Alshich: Police ‘Summarize Cases,’ They Don’t ‘Recommend Prosecution’

Police Chief Roni Alshich. (Avshalom Sasoni/Flash90)

A bill that would ban police from making recommendations to prosecutors on whether or not to file charges against suspects who were the subjects of police investigations is a bad idea, Israel Police Chief Roni Alshich said Tuesday.

Speaking to reporters at a press conference during a break in a Knesset session he was attending, Alshich said that it was not clear what the legislation was about, since “today we do not make recommendations as it is. As far as prosecutions are concerned, we provide a summary of a case and inform prosecutors whether there is enough evidence to proceed in a case.” That, Alshich said, was not the same as making “recommendations” on pursuing cases.

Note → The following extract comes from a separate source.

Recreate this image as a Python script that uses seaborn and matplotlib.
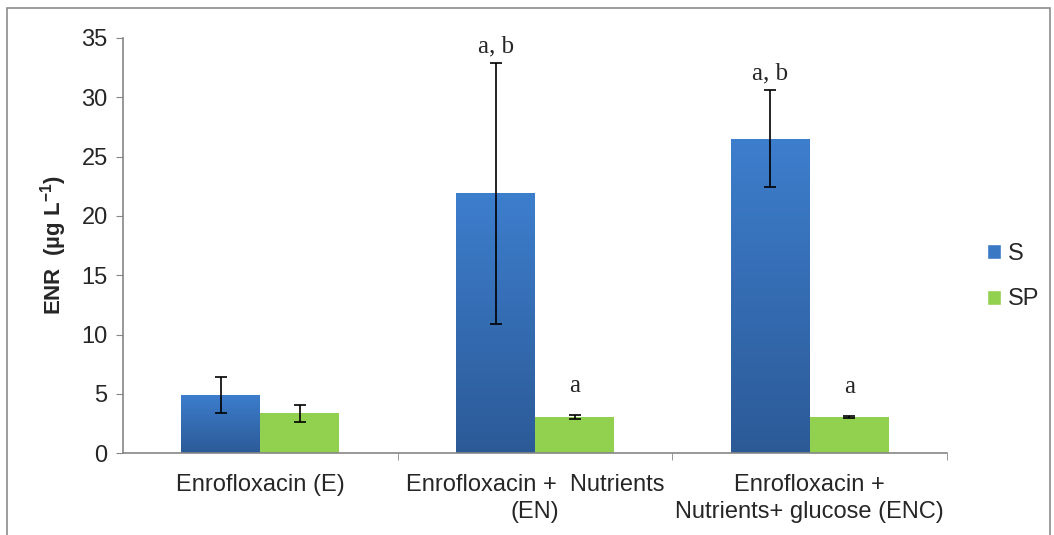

The law is an outgrowth of the “French Law,” which would prevent a sitting prime minister from being subjected to police inquiries. The law against police recommendations was to be a companion to that legislation.

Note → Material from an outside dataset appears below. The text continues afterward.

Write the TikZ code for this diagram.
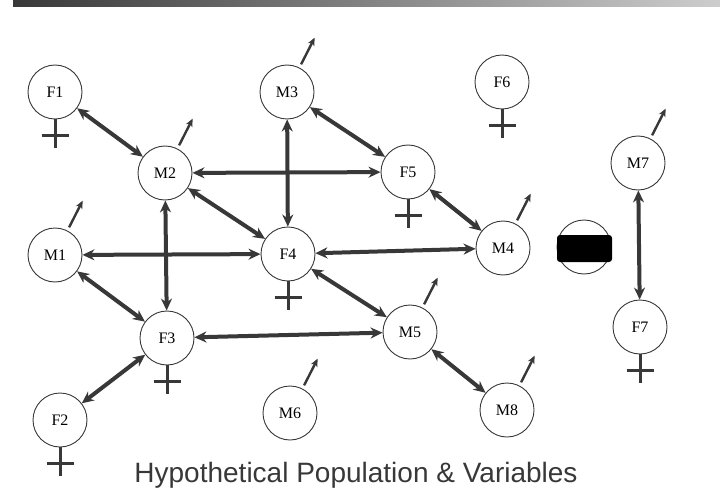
\documentclass[tikz,border=0pt]{standalone}
\usepackage{fontspec}
\setmainfont{Liberation Serif}
\setsansfont{Liberation Sans}
\usetikzlibrary{calc, arrows.meta, positioning}
\definecolor{ink}{HTML}{383838}

\begin{document}
\begin{tikzpicture}[x=1pt, y=1pt,
	person/.style={circle, draw=ink, line width=.9pt, minimum size=54pt, inner sep=0pt, font=\fontsize{16}{16}\selectfont},
	link/.style={{Stealth[length=12pt,width=11pt]}-{Stealth[length=12pt,width=11pt]}, line width=4pt, draw=ink},
	malearrow/.style={-{Stealth[length=8pt,width=7pt]}, line width=2.4pt, draw=ink},
	femalecross/.style={line width=3pt, draw=ink}]
	\useasboundingbox (0,0) rectangle (720,491);
	\shade[left color=ink, right color=ink!25] (13,484) rectangle (720,491);
	\node[person] (F1) at (55,399) {F1};
	\node[person] (M2) at (165,318) {M2};
	\node[person] (M3) at (287,399) {M3};
	\node[person] (F5) at (408,319) {F5};
	\node[person] (F6) at (502,409) {F6};
	\node[person] (M7) at (638,328) {M7};
	\node[person] (M1) at (55,236) {M1};
	\node[person] (F4) at (288,237) {F4};
	\node[person] (M4) at (503,243) {M4};
	\node[person] (hidden) at (584,244) {};
	\node[person] (F3) at (167,153) {F3};
	\node[person] (M5) at (410,159) {M5};
	\node[person] (F7) at (640,164) {F7};
	\node[person] (F2) at (60,71) {F2};
	\node[person] (M6) at (290,78) {M6};
	\node[person] (M8) at (507,81) {M8};
	\fill[black, rounded corners=3pt] ($(hidden)+(-27,-15)$) rectangle ($(hidden)+(28,12)$);
	\foreach \a/\b in {F1/M2, M2/F5, M2/F4, M2/F3, M3/F4, M3/F5, F5/M4, M1/F4, F4/M4, M1/F3, F4/M5, F3/M5, F3/F2, M5/M8, M7/F7}
		\draw[link] (\a) -- (\b);
	\foreach \n in {M1, M2, M3, M4, M5, M6, M7, M8}
		\draw[malearrow] ($(\n)+(63:31)$) -- ($(\n)+(63:61)$);
	\foreach \n in {F1, F2, F3, F4, F5, F6, F7}
		\draw[femalecross] (\n.south) -- ++(0,-29) ($(\n.south)+(-13.5,-16)$) -- ++(27,0);
	\node[anchor=base, text=ink, font=\fontsize{28}{30}\selectfont\sffamily] (title) at (356,9) {Hypothetical Population \& Variables};
\end{tikzpicture}
\end{document}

Likud whip MK David Bitan is determined to bring that law regarding police inquiries of a sitting prime minister, to a Knesset vote, even though it is opposed by several coalition partners, especially Jewish Home — but, in contrast, all coalition partners support the law against police recommendations.

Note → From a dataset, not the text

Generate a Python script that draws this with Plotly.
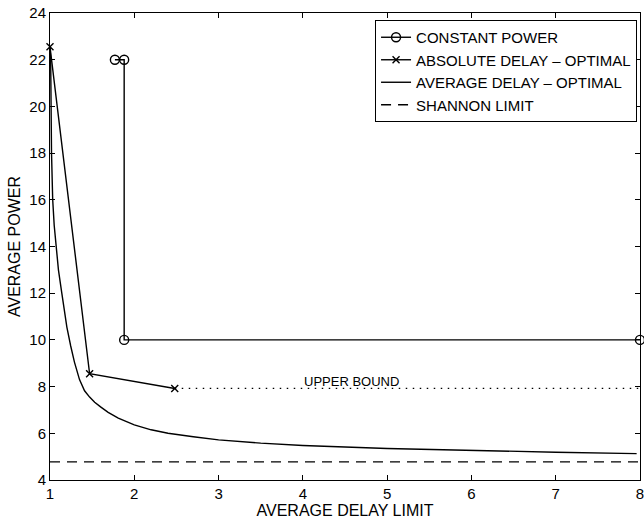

Chief Alshich said Tuesday that the decision to prosecute was totally up to prosecutors, who made their decision on the basis of the public good. “It is up to them, and in none of our official documents do we make recommendations, as it is not our job.”

With that, he added, police needed to be able to provide information on whether the evidence exists to proceed with a case. “You can’t complete an investigation without a summary, otherwise you are leaving it in the hands of prosecutors to complete the investigation. Is that what we want?” A summary and comment on the evidence “is a clear sign that an investigation is complete. It is based on that information that a determination is made if further action is necessary in a case.”

Last week, Netanyahu’s office criticized Police Chief Roni Alshich for failing to follow through on a promise to stop making recommendations, as he committed to when he first took office. Bitan believes that Jewish Home, Kulanu, and all other coalition partners will readily support the bill, and that it would have a similar effect on investigations as the bill to exempt a prime minister from police investigations, as prosecutors will be free to make up their mind on the evidence, and not feel pressure from police, who, government officials say, inevitably recommend prosecuting anyone under investigation.